What Next?: Three Books to Read After JANE EYRE by Charlotte Bronte
When Book Riot asked you what your favorite books were, Jane Eyre came out number three, just after To Kill a Mockingbird and Pride and Prejudice (though I’m of the opinion that Jane and Rochester could take Elizabeth and Darcy any day of the week, especially Sundays). So you’ve read Jane Eyre a million times and seen all made-for-TV adaptations–what next? Here are a few literary stops you could take:
1. Wide Sargasso Sea by Jean Rhys
I’m not usually a fan of modern re-tellings of classics (get your own story, amirite), but Bronte’s madwoman in the attic really deserved her own narrative. When we meet her, she’s been locked up by her husband for years, existing in a violent, manic state with small spots of lucidity. Where did she come from? What part did she play in deceiving Rochester? Did she ever love him, did he love her? Jean Rhys gives the character dimension, backstory, and makes her both more sympathetic and more culpable.

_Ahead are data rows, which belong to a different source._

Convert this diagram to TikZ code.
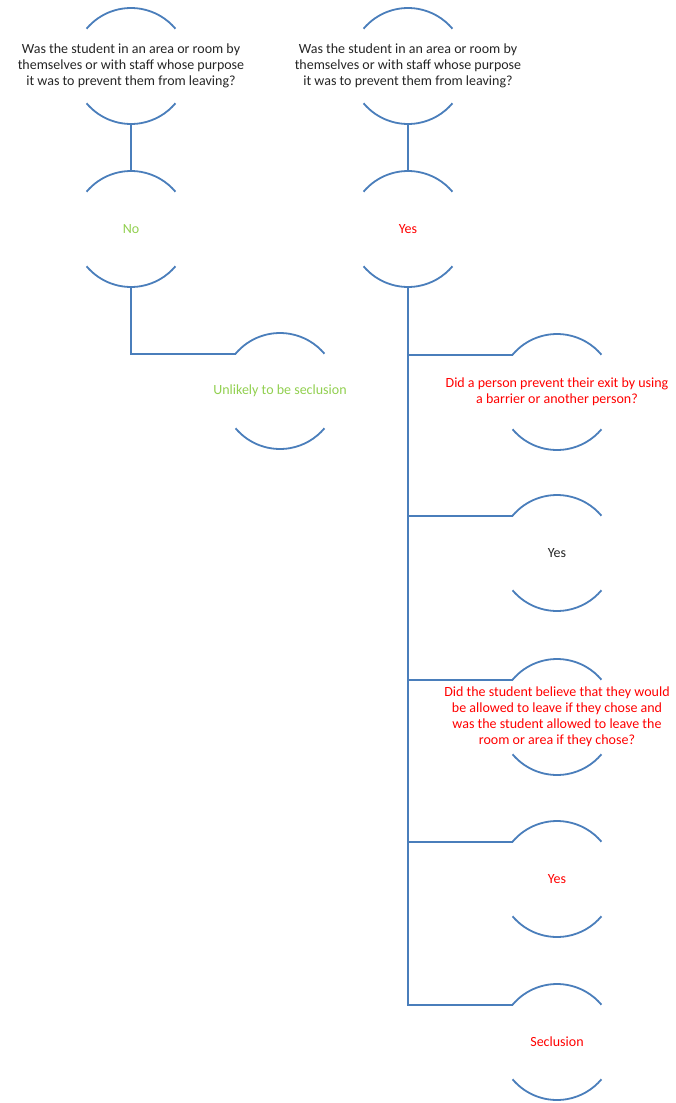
\documentclass[tikz,border=0pt]{standalone}
\usepackage{fontspec}
\setmainfont{Carlito}
\usetikzlibrary{calc}
\definecolor{linkblue}{HTML}{4A7EBB}
\definecolor{txtdark}{HTML}{262626}
\definecolor{txtgreen}{HTML}{92D050}
\definecolor{txtred}{HTML}{FF0000}
\begin{document}
\begin{tikzpicture}[x=1pt,y=-1pt,
  link/.style={draw=linkblue,line width=1.8pt},
  label/.style={align=center,inner sep=0pt,font=\fontsize{14}{16}\selectfont,text=txtdark},
  ok/.style={label,text=txtgreen},
  warn/.style={label,text=txtred}]
\useasboundingbox[fill=white] (0,0) rectangle (676,1103);

% node texts
\node[label] (qL) at (131,66) {Was the student in an area or room by\\themselves or with staff whose purpose\\it was to prevent them from leaving?};
\node[label] (qR) at (408,66) {Was the student in an area or room by\\themselves or with staff whose purpose\\it was to prevent them from leaving?};
\node[ok] (noL) at (131,229) {No};
\node[warn] (yesR) at (408,229) {Yes};
\node[ok] (unl) at (280,391) {Unlikely to be seclusion};
\node[warn] (d1) at (557,392) {Did a person prevent their exit by using\\a barrier or another person?};
\node[label] (y1) at (557,553) {Yes};
\node[warn] (d2) at (557,717) {Did the student believe that they would\\be allowed to leave if they chose and\\was the student allowed to leave the\\room or area if they chose?};
\node[warn] (y2) at (557,879) {Yes};
\node[warn] (sec) at (557,1042) {Seclusion};

% top and bottom arcs of each round frame, plus anchor points
\foreach \n in {qL,qR,noL,yesR,unl,d1,y1,d2,y2,sec}{
  \coordinate (\n-n) at ($(\n.center)+(90:58pt)$);
  \coordinate (\n-s) at ($(\n.center)+(270:58pt)$);
  \coordinate (\n-nw) at ($(\n.center)+(140:58pt)$);
  \draw[link] (\n-nw) arc[start angle=140,end angle=40,radius=58pt];
  \draw[link] ($(\n.center)+(220:58pt)$) arc[start angle=220,end angle=320,radius=58pt];
}

% connectors
\draw[link] (qL-s) -- (noL-n);
\draw[link] (qR-s) -- (yesR-n);
\draw[link] (noL-s) |- (unl-nw);
\foreach \t in {d1,y1,d2,y2,sec}{
  \draw[link] (yesR-s) |- (\t-nw);
}
\end{tikzpicture}
\end{document}
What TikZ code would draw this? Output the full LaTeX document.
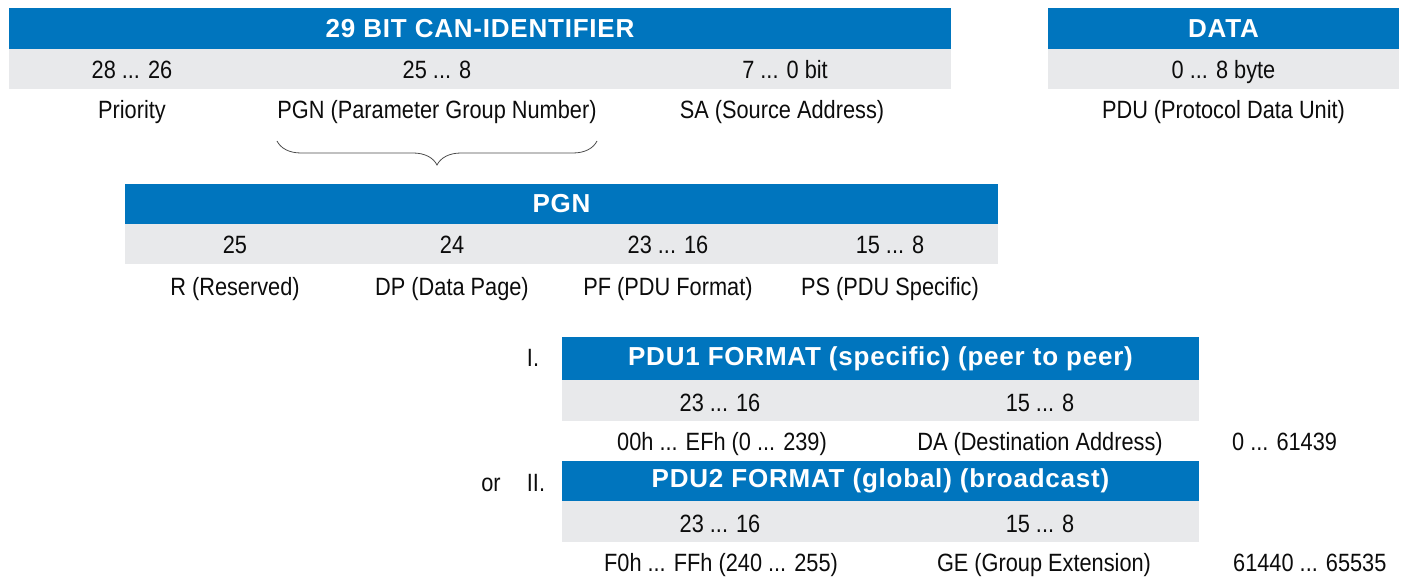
\documentclass[tikz,border=0pt]{standalone}
\usepackage{fontspec}
\usepackage{xcolor}
\usepackage{tikz}
\usetikzlibrary{positioning, calc, decorations.pathreplacing}
\setmainfont{Liberation Sans}[FakeStretch=0.87]
\newfontfamily\headfont{Liberation Sans}[LetterSpace=3]
\definecolor{canblue}{RGB}{0, 117, 190}
\definecolor{bitgray}{RGB}{232, 233, 235}
\definecolor{txtblack}{RGB}{12, 12, 12}

\begin{document}
\begin{tikzpicture}[x=1pt, y=-1pt,
    headbar/.style={fill=canblue, text=white, inner sep=0pt,
        font=\headfont\bfseries\fontsize{26}{30}\selectfont},
    bitrow/.style={fill=bitgray, inner sep=0pt},
    txt/.style={text=txtblack, inner sep=0pt, anchor=base, font=\fontsize{25}{29}\selectfont}]
    \useasboundingbox (0,0) rectangle (1408,577);

    % 29 bit identifier
    \node[headbar, minimum width=942pt, minimum height=41pt] (canid) at (480,28.5) {29 BIT CAN-IDENTIFIER};
    \node[bitrow, minimum width=942pt, minimum height=40pt] (canrow) at (480,69) {};
    \node[txt] (prio) at (132,79) {28 ... 26};
    \node[txt] (pgnbits) at (437,79) {25 ... 8};
    \node[txt] (sabits) at (785,79) {7 ... 0 bit};
    \node[txt] (priolbl) at (132,119) {Priority};
    \node[txt] (pgnlbl) at (437,119) {PGN (Parameter Group Number)};
    \node[txt] (salbl) at (782,119) {SA (Source Address)};

    % Data field
    \node[headbar, minimum width=351pt, minimum height=41pt] (data) at (1223.5,28.5) {DATA};
    \node[bitrow, minimum width=351pt, minimum height=40pt] (datarow) at (1223.5,69) {};
    \node[txt] (databytes) at (1223.5,79) {0 ... 8 byte};
    \node[txt] (pdulbl) at (1223.5,119) {PDU (Protocol Data Unit)};

    % Brace
    \coordinate (brl) at (277,141);
    \coordinate (brr) at (597,141);
    \draw[decorate, decoration={brace, mirror, amplitude=24pt}, draw=black!70, line width=0.8pt] (brl) -- (brr);

    % PGN
    \node[headbar, minimum width=873pt, minimum height=40pt] (pgn) at (561.5,204) {PGN};
    \node[bitrow, minimum width=873pt, minimum height=40pt] (pgnrow) at (561.5,244) {};
    \node[txt] (rbit) at (235,254) {25};
    \node[txt] (dpbit) at (452,254) {24};
    \node[txt] (pfbits) at (668,254) {23 ... 16};
    \node[txt] (psbits) at (890,254) {15 ... 8};
    \node[txt] (rlbl) at (235,296) {R (Reserved)};
    \node[txt] (dplbl) at (452,296) {DP (Data Page)};
    \node[txt] (pflbl) at (668,296) {PF (PDU Format)};
    \node[txt] (pslbl) at (890,296) {PS (PDU Specific)};

    % PDU1
    \node[txt] (one) at (533,366) {I.};
    \node[headbar, minimum width=637pt, minimum height=43pt] (pduone) at (880.5,358.5) {PDU1 FORMAT (specific) (peer to peer)};
    \node[bitrow, minimum width=637pt, minimum height=41pt] (pduonerow) at (880.5,400.5) {};
    \node[txt] (pfone) at (720,411) {23 ... 16};
    \node[txt] (psone) at (1040,411) {15 ... 8};
    \node[txt] (pfonelbl) at (722,450) {00h ... EFh (0 ... 239)};
    \node[txt] (daclbl) at (1040,450) {DA (Destination Address)};
    \node[txt, anchor=base west] (rangeone) at (1232,450) {0 ... 61439};

    % PDU2
    \node[txt] (orlbl) at (491,491) {or};
    \node[txt] (two) at (536,491) {II.};
    \node[headbar, minimum width=637pt, minimum height=40pt] (pdutwo) at (880.5,481) {PDU2 FORMAT (global) (broadcast)};
    \node[bitrow, minimum width=637pt, minimum height=41pt] (pdutworow) at (880.5,521.5) {};
    \node[txt] (pftwo) at (720,532) {23 ... 16};
    \node[txt] (pstwo) at (1040,532) {15 ... 8};
    \node[txt] (pftwolbl) at (721,571) {F0h ... FFh (240 ... 255)};
    \node[txt] (gelbl) at (1044,571) {GE (Group Extension)};
    \node[txt, anchor=base west] (rangetwo) at (1233,571) {61440 ... 65535};
\end{tikzpicture}
\end{document}
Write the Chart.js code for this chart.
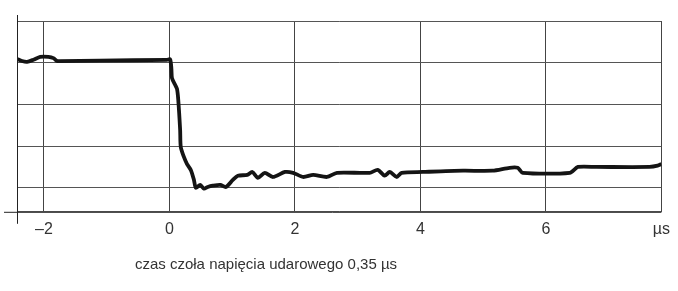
<!DOCTYPE html>
<html>
<head>
<meta charset="utf-8">
<script src="https://cdn.jsdelivr.net/npm/chart.js@4/dist/chart.umd.min.js"></script>
<style>
  html, body { margin: 0; padding: 0; background: #fff; }
  #wrap { width: 678px; height: 291px; }
</style>
</head>
<body>
<div id="wrap"><canvas id="udarChart" width="678" height="291"></canvas></div>
<script>
// czas [µs] i napięcie (jednostki umowne, linie siatki co 1)
const timeUs = [-2.43, -2.35, -2.27, -2.17, -2.06, -1.93, -1.85, -1.79, -1.74, -1.11, -0.04,
  0.01, 0.03, 0.04, 0.09, 0.12, 0.14, 0.17, 0.18, 0.23, 0.28, 0.34, 0.39, 0.42,
  0.49, 0.55, 0.61, 0.69, 0.81, 0.90, 1.01, 1.09, 1.24, 1.32, 1.41, 1.52, 1.65, 1.84, 1.97,
  2.13, 2.29, 2.51, 2.67, 3.19, 3.32, 3.43, 3.51, 3.62, 3.70, 4.04, 4.68, 5.15, 5.42, 5.55,
  5.63, 6.38, 6.51, 6.81, 7.65, 7.78, 7.84];
const voltage = [4.09, 4.04, 4.02, 4.07, 4.14, 4.14, 4.11, 4.04, 4.04, 4.05, 4.07,
  4.08, 3.87, 3.63, 3.47, 3.37, 3.11, 2.39, 1.98, 1.74, 1.57, 1.43, 1.19, 1.00,
  1.07, 0.98, 1.02, 1.05, 1.07, 1.02, 1.19, 1.29, 1.31, 1.38, 1.24, 1.36, 1.26, 1.38, 1.36,
  1.26, 1.31, 1.26, 1.36, 1.36, 1.43, 1.29, 1.38, 1.26, 1.36, 1.38, 1.41, 1.41, 1.48, 1.48,
  1.36, 1.36, 1.50, 1.50, 1.50, 1.53, 1.57];

const xTicks = [-2, 0, 2, 4, 6];
const yGrid = [1, 2, 3, 4, 5];
const xUnit = 'µs';
const caption = 'czas czoła napięcia udarowego 0,35 µs';

const xMin = -2.43, xMax = 7.84, yMin = 0.425, yMax = 5;
const FONT = '"Liberation Sans", Arial, Helvetica, sans-serif';

// osie wystajace poza obszar wykresu + podpis pod osia
const axesPlugin = {
  id: 'axesPlugin',
  afterDraw(chart) {
    const { ctx, chartArea: a } = chart;
    ctx.save();
    ctx.strokeStyle = '#222';
    ctx.lineWidth = 1;
    ctx.beginPath();
    ctx.moveTo(a.left + 0.5, a.top - 6);
    ctx.lineTo(a.left + 0.5, a.bottom + 12);
    ctx.moveTo(a.left - 13, a.bottom + 0.5);
    ctx.lineTo(a.right, a.bottom + 0.5);
    ctx.stroke();
    ctx.fillStyle = '#333';
    ctx.font = '15px ' + FONT;
    ctx.textAlign = 'center';
    ctx.textBaseline = 'middle';
    ctx.fillText(caption, 266, 265);
    ctx.restore();
  }
};

const points = timeUs.map((t, i) => ({ x: t, y: voltage[i] }));

new Chart(document.getElementById('udarChart').getContext('2d'), {
  type: 'line',
  data: {
    datasets: [{
      data: points,
      borderColor: '#141414',
      borderWidth: 3.8,
      pointRadius: 0,
      tension: 0.25,
      fill: false
    }]
  },
  options: {
    responsive: false,
    animation: false,
    layout: { padding: { left: 17, right: 16, top: 21, bottom: 44 } },
    plugins: { legend: { display: false }, tooltip: { enabled: false } },
    scales: {
      x: {
        type: 'linear',
        min: xMin,
        max: xMax,
        afterBuildTicks: (s) => { s.ticks = [xMin, ...xTicks, xMax].map(v => ({ value: v })); },
        grid: { color: '#444', lineWidth: 1, drawTicks: false },
        border: { display: false },
        ticks: {
          padding: 8,
          color: '#333',
          font: { family: FONT, size: 16 },
          maxRotation: 0,
          autoSkip: false,
          callback: (v) => {
            if (v === xMax) return xUnit;
            if (v === xMin) return '';
            return v < 0 ? '–' + Math.abs(v) : String(v);
          }
        }
      },
      y: {
        type: 'linear',
        min: yMin,
        max: yMax,
        afterBuildTicks: (s) => { s.ticks = [yMin, ...yGrid].map(v => ({ value: v })); },
        grid: { color: '#555', lineWidth: 1, drawTicks: false },
        border: { display: false },
        ticks: { display: false }
      }
    }
  },
  plugins: [axesPlugin]
});
</script>
</body>
</html>
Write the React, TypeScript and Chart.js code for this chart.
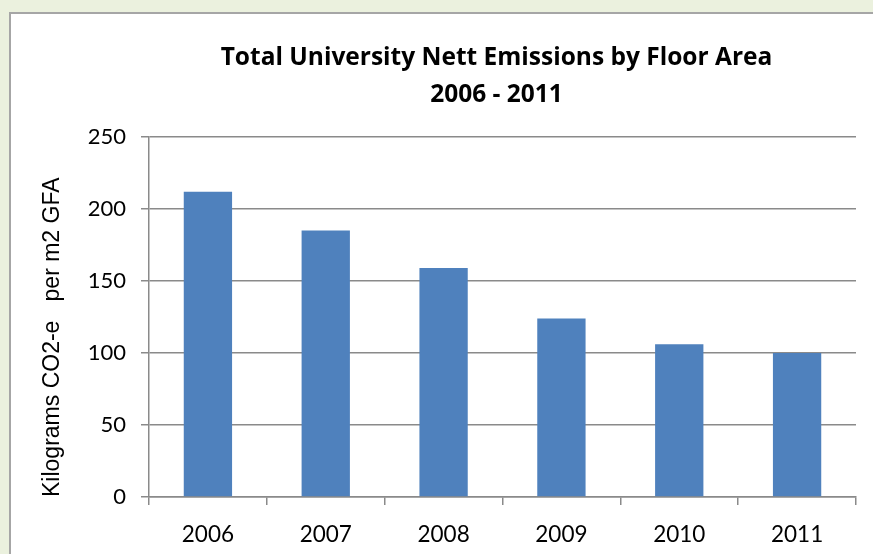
import { useEffect, useRef } from "react";
import { Chart, registerables } from "chart.js";

Chart.register(...registerables);

const years = ["2006", "2007", "2008", "2009", "2010", "2011"];
const emissions = [212, 185, 159, 124, 106, 100];
const titleLines = ["Total University Nett Emissions by Floor Area", "2006 - 2011"];
const yAxisLabel = "Kilograms CO2-e   per m2 GFA";
const yMin = 0;
const yMax = 250;
const yStep = 50;

export default function App() {
  const ref = useRef<HTMLCanvasElement>(null);

  useEffect(() => {
    const gridColor = "#8a8a8a";
    const yTitleSize = 23;
    const titleShift = {
      id: "titleShift",
      afterLayout(chart: any) {
        const t = chart.titleBlock;
        if (t) {
          t.left = 126;
        }
      },
    };
    const chart = new Chart(ref.current as HTMLCanvasElement, {
      type: "bar",
      data: {
        labels: years,
        datasets: [
          {
            data: emissions,
            backgroundColor: "#4F81BD",
            borderWidth: 0,
            categoryPercentage: 1,
            barPercentage: 0.41,
          },
        ],
      },
      plugins: [titleShift],
      options: {
        responsive: false,
        animation: false,
        layout: { padding: { left: 0, right: 17, top: 0, bottom: 0 } },
        plugins: {
          legend: { display: false },
          tooltip: { enabled: false },
          title: {
            display: true,
            text: titleLines,
            color: "#000",
            font: { family: "Open Sans", size: 24.5, weight: "bold", lineHeight: "37px" },
            padding: { top: 25.5, bottom: 23.5 },
          },
        },
        scales: {
          x: {
            offset: true,
            grid: {
              display: true,
              drawOnChartArea: false,
              drawTicks: true,
              tickLength: 8,
              color: gridColor,
              lineWidth: 1.5,
              offset: true,
            },
            border: { display: true, color: gridColor, width: 1.5 },
            ticks: {
              color: "#000",
              font: { family: "Lato", size: 22.5 },
              padding: 16,
              maxRotation: 0,
            },
            afterFit: (s: any) => {
              s.height = 57;
            },
          },
          y: {
            min: yMin,
            max: yMax,
            ticks: {
              stepSize: yStep,
              color: "#000",
              font: { family: "Lato", size: 22 },
              padding: 15,
            },
            grid: { color: gridColor, lineWidth: 1.5, tickLength: 8 },
            border: { display: true, color: gridColor, width: 1.5 },
            title: {
              display: true,
              text: yAxisLabel,
              align: "start",
              color: "#000",
              font: { family: "Liberation Sans", size: yTitleSize },
              padding: { top: 42 - (yTitleSize * 1.2) / 2, bottom: 0 },
            },
            afterFit: (s: any) => {
              s.width = 138;
            },
          },
        },
      },
    } as any);
    return () => chart.destroy();
  }, []);

  return (
    <div
      style={{
        position: "fixed",
        left: 0,
        top: 0,
        width: "100%",
        height: "100%",
        background: "#EBF1DE",
        overflow: "hidden",
      }}
    >
      <div
        style={{
          position: "absolute",
          left: 9,
          top: 12,
          width: 900,
          height: 600,
          border: "2px solid #A6A6A6",
          background: "#fff",
        }}
      >
        <canvas ref={ref} width={862} height={540} style={{ display: "block" }} />
      </div>
    </div>
  );
}
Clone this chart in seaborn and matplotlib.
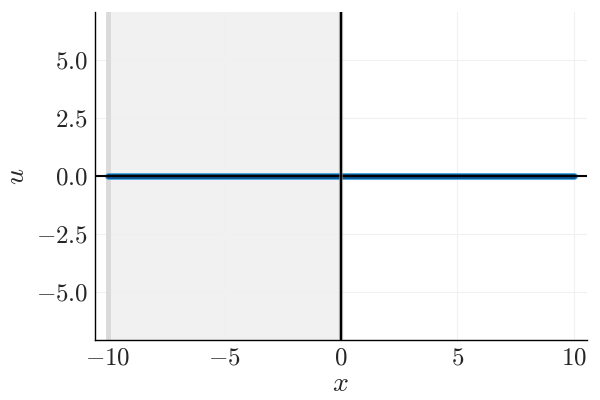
import matplotlib
matplotlib.use("Agg")
import matplotlib.pyplot as plt
import seaborn as sns
import pandas as pd

x_vals = [-10.0, -5.0, 0.0, 5.0, 10.0]
u_vals = [0.0, 0.0, 0.0, 0.0, 0.0]
shade_range = [-10.0, 0.0]
boundary_x = -10.0
xticks = [-10, -5, 0, 5, 10]
yticks = [-5.0, -2.5, 0.0, 2.5, 5.0]

sns.set_theme(style="white")
plt.rcParams['font.family'] = ['DejaVu Serif']
plt.rcParams['mathtext.fontset'] = 'cm'

fig = plt.figure(figsize=(6, 4), dpi=100)
ax = fig.add_axes([0.158, 0.15, 0.82, 0.82])

ax.axvspan(shade_range[0], shade_range[1], color='#f1f1f1', lw=0, zorder=0)
ax.axvline(boundary_x, color='#dadada', lw=3.5, zorder=1)

df = pd.DataFrame({"x": x_vals, "u": u_vals})
sns.lineplot(data=df, x="x", y="u", ax=ax, color='#4aa8e0', lw=5, zorder=3)
sns.lineplot(data=df, x="x", y="u", ax=ax, color='#0b4f8c', lw=3.5, zorder=3.5)
ax.axhline(0, color='black', lw=1.5, zorder=4)
ax.axvline(0, color='#888888', lw=3, zorder=4, alpha=0.6)
ax.axvline(0, color='black', lw=1.5, zorder=5)

ax.set_xlim(-10.56, 10.56)
ax.set_ylim(-7.08, 7.05)
ax.set_xticks(xticks)
ax.set_yticks(yticks)
ax.set_xticklabels([f"${t}$" for t in xticks], fontsize=18)
ax.set_yticklabels([f"${t:.1f}$" for t in yticks], fontsize=18)
ax.grid(True, color='#f0f0f0', lw=0.8)
ax.set_axisbelow(True)
ax.tick_params(direction='in', length=4, width=0.8, color='black', pad=5)
for s in ['top', 'right']:
    ax.spines[s].set_visible(False)
for s in ['left', 'bottom']:
    ax.spines[s].set_color('black')
    ax.spines[s].set_linewidth(1.0)
ax.set_xlabel(r"$x$", fontsize=20, labelpad=0)
ax.set_ylabel(r"$u$", fontsize=20, labelpad=4)

fig.savefig("out.png", dpi=100)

2. Wives and Daughters by Elizabeth Gaskell
In early-1830s England, Molly lives with her adored widow of a father. He remarries, and into Molly’s world comes a close-minded, priggish stepmother and her wild-but-lovable daughter Cynthia. Class divisions, Darwinism, the societal limits on the intellectual life of women, the authority of men over women–they are all carefully examined against the backdrop of quaint-but-biting English village society. You can have your Victorian Romance AND your biting social criticism and eat it, too. Or something.
3. Middlemarch by George Eliot
Where Charlotte Bronte’s England is dark, brooding, and Byronic, Eliot’s is realistic, razor-sharp, less dramatic but no less brilliant. Where Jane Eyre gives us a tornado of a courtship with an ultimately happy marriage (who deserves it more than Jane?), Middlemarch gives us what really happens in the romances and daily life a Victorian village, along with the not-so-happily-ever-afters that come after the wedding. It’s a worldly, thoughtful, genius novel with multiple narratives where every character is both the villain and the (almost) hero. Virginia Woolf called it “one of the few English novels for grown-up people,” and while I don’t know about the “few” part, the rest is definitely right.